ScottishPower plans to deliver two submarine HVDC links, Eastern Green Link 1 and Eastern Green Link 4, connecting Scotland and England via the east coast. A further project, Western Link 2, remains in the study phase and would connect Scotland and Wales via a western submarine route. Together, these initiatives will roll out through 2031 and represent a tripling of investment compared with the previous regulatory period.
For government, these projects sit squarely within the Clean Power 2030 Plan, which prioritises rapid electrification, domestic renewable integration, and reduced reliance on imported fossil fuels.

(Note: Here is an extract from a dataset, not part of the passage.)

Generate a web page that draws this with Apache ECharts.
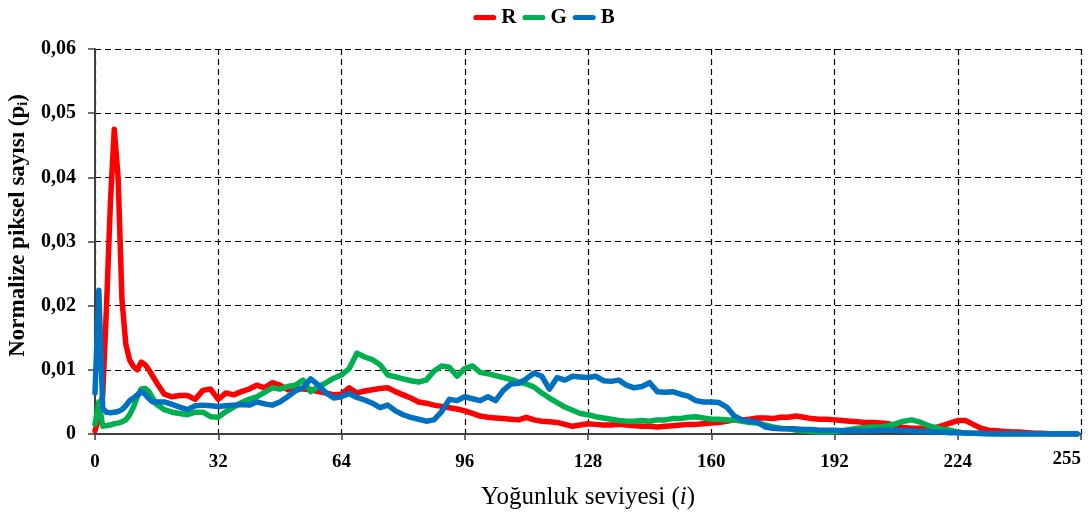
<!DOCTYPE html>
<html><head><meta charset="utf-8">
<script src="https://cdn.jsdelivr.net/npm/echarts@6/dist/echarts.min.js"></script>
<style>html,body{margin:0;padding:0;background:#fff}#c{width:1088px;height:515px}</style>
</head><body><div id="c"></div>
<script>
var levels = [0,1,2,3,4,5,6,7,8,9,10,11,12,13,14,15,16,18,20,22,24,26,28,30,32,34,36,38,40,42,44,46,48,50,52,54,56,58,60,62,64,66,68,70,72,74,76,78,80,82,84,86,88,90,92,94,96,98,100,102,104,106,108,110,112,114,116,118,120,122,124,126,128,130,132,134,136,138,140,142,144,146,148,150,152,154,156,158,160,162,164,166,168,170,172,174,176,178,180,182,184,186,188,190,192,194,196,198,200,202,204,206,208,210,212,214,216,218,220,222,224,226,228,230,232,234,236,238,240,242,244,246,248,250,252,254,255];

var redValues = [0.0005,0.0025,0.006,0.020,0.036,0.0475,0.040,0.021,0.014,0.0115,0.0105,0.010,0.0112,0.0108,0.010,0.009,0.008,0.0062,0.0058,0.006,0.006,0.0054,0.0068,0.007,0.0054,0.0064,0.0061,0.0066,0.007,0.0076,0.0072,0.008,0.0076,0.0069,0.0072,0.007,0.0069,0.0066,0.0064,0.0061,0.0062,0.0072,0.0064,0.0067,0.0069,0.0071,0.0072,0.0066,0.0061,0.0056,0.005,0.0048,0.0045,0.0043,0.0041,0.0039,0.0036,0.0032,0.0028,0.0026,0.0025,0.0024,0.0023,0.0022,0.0026,0.0022,0.002,0.0019,0.0018,0.0015,0.0012,0.0014,0.0016,0.0015,0.0014,0.0014,0.0015,0.0014,0.0013,0.0012,0.0012,0.0011,0.0012,0.0013,0.0014,0.0015,0.0015,0.0016,0.0017,0.0018,0.002,0.0022,0.0022,0.0023,0.0025,0.0025,0.0024,0.0026,0.0026,0.0028,0.0026,0.0024,0.0023,0.0023,0.0022,0.0021,0.002,0.0019,0.0018,0.0018,0.0017,0.0016,0.0013,0.001,0.0009,0.0009,0.0009,0.001,0.0013,0.0017,0.0021,0.0021,0.0015,0.0009,0.0006,0.0005,0.0004,0.0003,0.0003,0.0002,0.0001,0.0001,0.00005,0,0,0,0];

var greenValues = [0.0015,0.005,0.0012,0.0013,0.0014,0.0016,0.0017,0.0019,0.0022,0.003,0.0042,0.0058,0.007,0.0071,0.0066,0.0056,0.0046,0.0038,0.0034,0.0032,0.003,0.0034,0.0034,0.0027,0.0026,0.0035,0.0042,0.0049,0.0054,0.0058,0.0065,0.0072,0.007,0.0074,0.0076,0.0084,0.0066,0.0074,0.008,0.0087,0.0092,0.0102,0.0126,0.012,0.0116,0.0108,0.0092,0.0089,0.0086,0.0083,0.0081,0.0084,0.0098,0.0106,0.0104,0.009,0.0102,0.0106,0.0096,0.0094,0.0091,0.0088,0.0085,0.0081,0.0078,0.0073,0.0064,0.0056,0.0049,0.0042,0.0037,0.0032,0.003,0.0027,0.0025,0.0023,0.0021,0.002,0.002,0.0021,0.002,0.0022,0.0022,0.0024,0.0024,0.0026,0.0027,0.0025,0.0023,0.0023,0.0022,0.0022,0.002,0.0018,0.0017,0.0014,0.0011,0.0009,0.0008,0.0006,0.0005,0.0004,0.0003,0.0003,0.0003,0.0005,0.0007,0.0009,0.001,0.0011,0.0011,0.0013,0.0016,0.002,0.0022,0.0019,0.0014,0.001,0.0008,0.0006,0.0003,0.00015,0.0001,0.00005,0,0,0,0,0,0,0,0,0,0,0,0,0];

var blueValues = [0.0064,0.0224,0.004,0.0034,0.0033,0.0034,0.0035,0.0038,0.0044,0.0052,0.0056,0.0061,0.0066,0.0062,0.0055,0.005,0.005,0.005,0.0046,0.0042,0.0038,0.0044,0.0045,0.0044,0.0043,0.0044,0.0045,0.0046,0.0045,0.005,0.0047,0.0045,0.005,0.0058,0.0067,0.0072,0.0086,0.0076,0.0064,0.0056,0.0058,0.0063,0.0057,0.0053,0.0048,0.0041,0.0045,0.0036,0.003,0.0026,0.0023,0.002,0.0022,0.0035,0.0054,0.0052,0.0058,0.0055,0.0052,0.0058,0.0052,0.0068,0.0078,0.0079,0.0086,0.0095,0.009,0.007,0.0088,0.0084,0.009,0.0089,0.0088,0.009,0.0083,0.0082,0.0084,0.0076,0.0072,0.0074,0.008,0.0066,0.0065,0.0066,0.0062,0.0059,0.0052,0.005,0.005,0.0049,0.0042,0.0028,0.0022,0.002,0.0018,0.0011,0.0009,0.0008,0.0008,0.0008,0.0007,0.0007,0.0006,0.0006,0.0006,0.0005,0.0005,0.0005,0.0005,0.0005,0.0006,0.0006,0.0006,0.0005,0.0005,0.0004,0.0004,0.0003,0.0003,0.0002,0.0002,0.00015,0.0001,0.0001,0.00005,0,0,0,0,0,0,0,0,0,0,0,0];

var seriesNames = ['R','G','B'];
var seriesColors = ['#FF0000','#00B050','#0070C0'];
var xTicks = [0,32,64,96,128,160,192,224,255];

function pairs(vals){ return levels.map(function(l,i){ return [l, vals[i]]; }); }
var allValues = [redValues, greenValues, blueValues];

var serif = '"Liberation Serif", "DejaVu Serif", serif';
var chart = echarts.init(document.getElementById('c'), null, {renderer:'canvas'});
var capsule = 'path://M2.5,0H19.5A2.5,2.5,0,0,1,19.5,5H2.5A2.5,2.5,0,0,1,2.5,0Z';

chart.setOption({
  animation:false,
  backgroundColor:'#fff',
  legend:{
    top:2, left:'center',
    itemWidth:23, itemHeight:6, itemGap:6,
    icon:capsule,
    textStyle:{fontFamily:serif, fontWeight:'bold', fontSize:21, color:'#000'},
    data:seriesNames
  },
  grid:{left:95, right:7, top:49, bottom:81, containLabel:false, outerBoundsMode:'none'},
  xAxis:{
    type:'value', min:0, max:256, interval:32,
    name:'Yoğunluk seviyesi ({it|i})', nameLocation:'middle', nameGap:51,
    nameTextStyle:{fontFamily:serif, fontSize:25, color:'#000',
      rich:{it:{fontFamily:serif, fontSize:25, fontStyle:'italic', color:'#000'}}},
    axisLine:{show:true, onZero:false, lineStyle:{color:'#404040', width:2}},
    axisTick:{show:true, length:6, lineStyle:{color:'#404040', width:1.5}},
    axisLabel:{margin:19, fontFamily:serif, fontWeight:'bold', fontSize:19, color:'#000',
      alignMaxLabel:'right',
      formatter:function(v){ return v===256 ? '{up|' + xTicks[xTicks.length-1] + '}' : String(v); },
      rich:{up:{fontFamily:serif, fontWeight:'bold', fontSize:19, color:'#000', lineHeight:12}}},
    splitLine:{show:true, lineStyle:{color:'#000', type:[6,4], width:1.2}}
  },
  yAxis:{
    type:'value', min:0, max:0.06, interval:0.01,
    name:'Normalize piksel sayısı (p{sub|i})', nameLocation:'middle', nameGap:60,
    nameTextStyle:{fontFamily:serif, fontWeight:'bold', fontSize:23, color:'#000', padding:[0,0,0,32],
      rich:{sub:{fontFamily:serif, fontWeight:'bold', fontSize:14, color:'#000', verticalAlign:'bottom', padding:[10,0,0,0]}}},
    axisLine:{show:true, lineStyle:{color:'#404040', width:2}},
    axisTick:{show:true, length:7, lineStyle:{color:'#404040', width:1.5}},
    axisLabel:{margin:19, fontFamily:serif, fontWeight:'bold', fontSize:20, color:'#000',
      formatter:function(v){ return v===0 ? '0' : v.toFixed(2).replace('.',','); }},
    splitLine:{show:true, lineStyle:{color:'#000', type:[6,4], width:1.2}}
  },
  series: seriesNames.map(function(n,k){
    return {
      name:n, type:'line', data:pairs(allValues[k]),
      showSymbol:false, symbol:'none', clip:true,
      itemStyle:{color:seriesColors[k]},
      lineStyle:{color:seriesColors[k], width:5.5, cap:'round', join:'round'}
    };
  })
});
</script></body></html>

What Executives and Investors Should Watch
For C suite leaders and infrastructure investors, Eastern Green Link 4 highlights three converging trends. First, grid assets are becoming the critical enablers of energy transition returns, not just generation. Second, regulatory frameworks in the UK are increasingly supportive of large scale, long duration capital deployment where projects align with national security and climate objectives. Third, supply chain capacity, including subsea cable manufacturing, is emerging as a strategic constraint and a source of competitive advantage.
The United Kingdom remains one of Iberdrola’s core markets. The group plans to invest around $22 billion through 2028, focused on distribution networks and renewable energy projects. As grid pressure intensifies across Europe, the scale and speed of projects like Eastern Green Link 4 are likely to shape not only national power systems, but the investment logic of the energy transition itself.